| Yes on 820 Supporters Say the Fight Must Continue to Legalize Marijuana and End Marijuana-Related Arrests
Voters did not pass State Question 820, which proposed to legalize and tax marijuana in Oklahoma for all adults over 21. New revenue brought in by the proposed measure was estimated to have been almost half a billion dollars in new money for education, law enforcement and other priorities in its first five years. State Question 820 also proposed ending the practice of arresting adults for small amounts of marijuana and allowing people with marijuana arrests or convictions for simple marijuana possession to have their records expunged. It also included new rules and regulations providing for product testing, child-proof packaging, and other safety regulations.
“Our mission from the very start has been about making a more prosperous, just and safer state,” said Campaign Director Michelle Tilley. “We are moms and dads who want more revenue in our schools, more resources for law enforcement, and more jobs and investment in communities across the state. Unfortunately, tonight we fell short.”

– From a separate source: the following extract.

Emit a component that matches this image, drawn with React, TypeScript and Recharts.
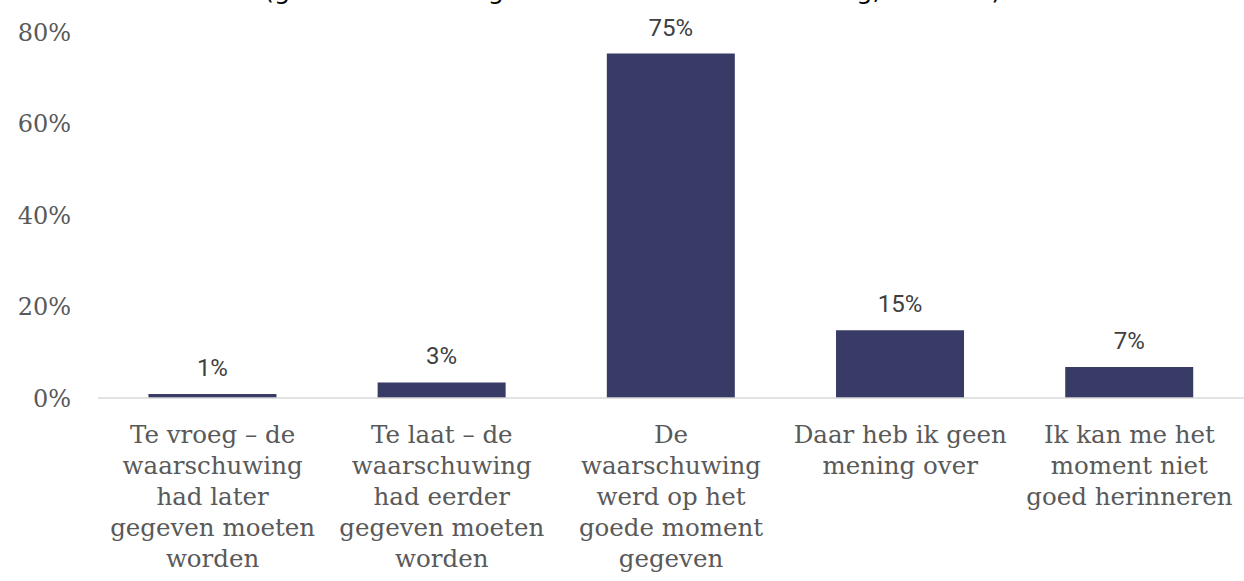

“We didn’t get State Question 820 across the finish line tonight, but the fact remains that marijuana legalization is not a question of ‘if;’ it’s a question of ‘when.’ There are almost 400,000 Oklahomans – that’s almost ten percent of our population – using marijuana legally; there are many thousands more using marijuana acquired off the illicit market. A two-tiered system, where one group of Oklahomans is free to use this product and the other is treated like criminals does not make logical sense. Furthermore, the cost in lost revenue and lives disrupted by senseless arrests hurts all of us. We will continue to advocate for change and we are confident that, sooner rather than later, change will come, as it has in 21 other states,” said Tilley.
There are over 4500 Oklahomans arrested annually for small amounts of marijuana. Yes on 820 Senior Advisor Ryan Kiesel, who helped draft the ballot language, said activists must continue to fight for retroactive expungement and an end to marijuana arrests.
“We have thousands of families being torn apart and thrown into chaos every year because a mom or a dad has a small amount of marijuana that would be legal in 21 other states and legal in Oklahoma for medical card holders,” said Kiesel. “Furthermore, the enforcement of Oklahoma’s marijuana laws has historically been deeply slanted against Black Oklahomans, who are much more likely to be arrested than their White counterparts. We must continue to work to end these unjust and wasteful arrests and to give people who do have arrests or convictions on their records the tools to seek expungement and start with a clean slate.”